▶ _Lines of data_:
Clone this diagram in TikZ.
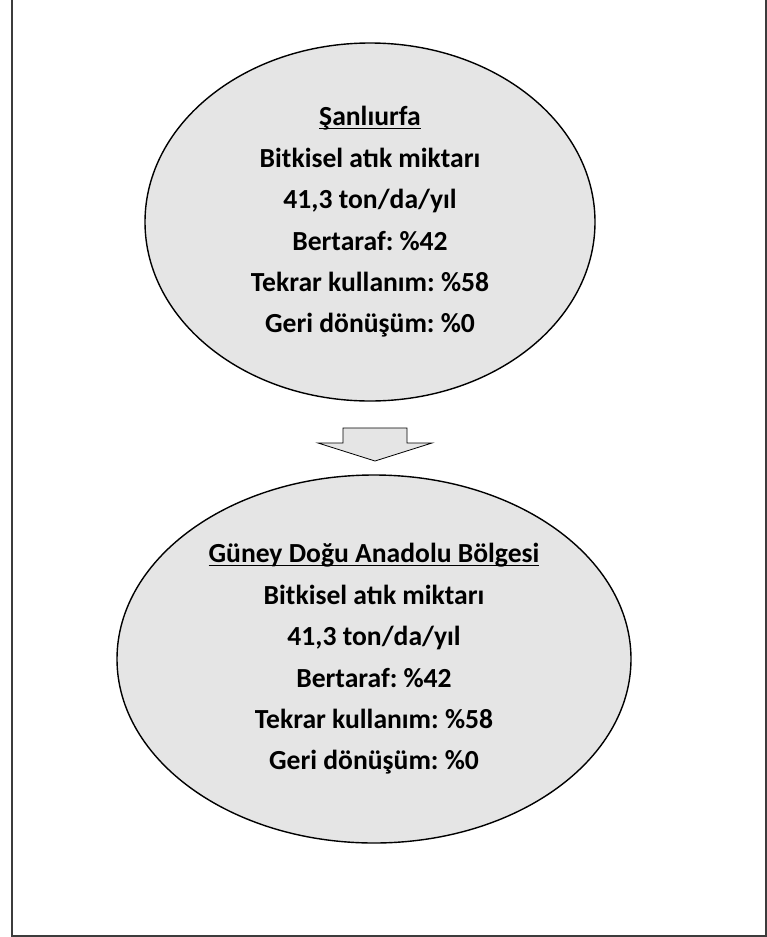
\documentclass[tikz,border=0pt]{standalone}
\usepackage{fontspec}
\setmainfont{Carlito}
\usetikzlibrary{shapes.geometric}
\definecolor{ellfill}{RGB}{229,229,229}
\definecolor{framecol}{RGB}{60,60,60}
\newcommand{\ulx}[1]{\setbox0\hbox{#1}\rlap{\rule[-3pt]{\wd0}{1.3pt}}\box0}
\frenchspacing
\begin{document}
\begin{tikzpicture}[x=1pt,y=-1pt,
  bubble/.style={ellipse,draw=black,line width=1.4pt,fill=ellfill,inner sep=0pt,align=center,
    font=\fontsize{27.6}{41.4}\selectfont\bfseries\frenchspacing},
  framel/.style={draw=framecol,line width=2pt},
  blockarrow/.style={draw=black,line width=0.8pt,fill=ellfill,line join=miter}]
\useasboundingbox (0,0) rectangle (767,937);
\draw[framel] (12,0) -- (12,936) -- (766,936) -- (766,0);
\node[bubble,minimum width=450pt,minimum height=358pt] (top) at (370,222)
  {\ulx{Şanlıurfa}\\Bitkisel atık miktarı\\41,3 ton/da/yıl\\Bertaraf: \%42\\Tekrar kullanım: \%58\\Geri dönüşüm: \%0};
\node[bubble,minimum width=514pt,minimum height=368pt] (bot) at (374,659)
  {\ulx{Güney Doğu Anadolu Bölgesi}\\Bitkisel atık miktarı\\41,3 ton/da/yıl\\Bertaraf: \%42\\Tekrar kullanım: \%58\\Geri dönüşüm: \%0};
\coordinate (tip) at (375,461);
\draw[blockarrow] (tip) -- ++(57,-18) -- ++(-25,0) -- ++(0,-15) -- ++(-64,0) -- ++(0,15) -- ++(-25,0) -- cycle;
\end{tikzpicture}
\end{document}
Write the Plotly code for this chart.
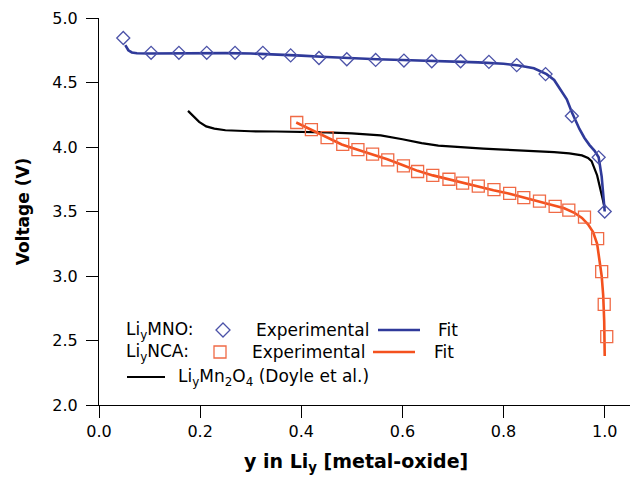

▶ _WHAT THE TASK REQUIRES_:
State the number of lines in the records that contain the string "this", and nothing more.

▶ _EXERCISE OUTPUT_:
2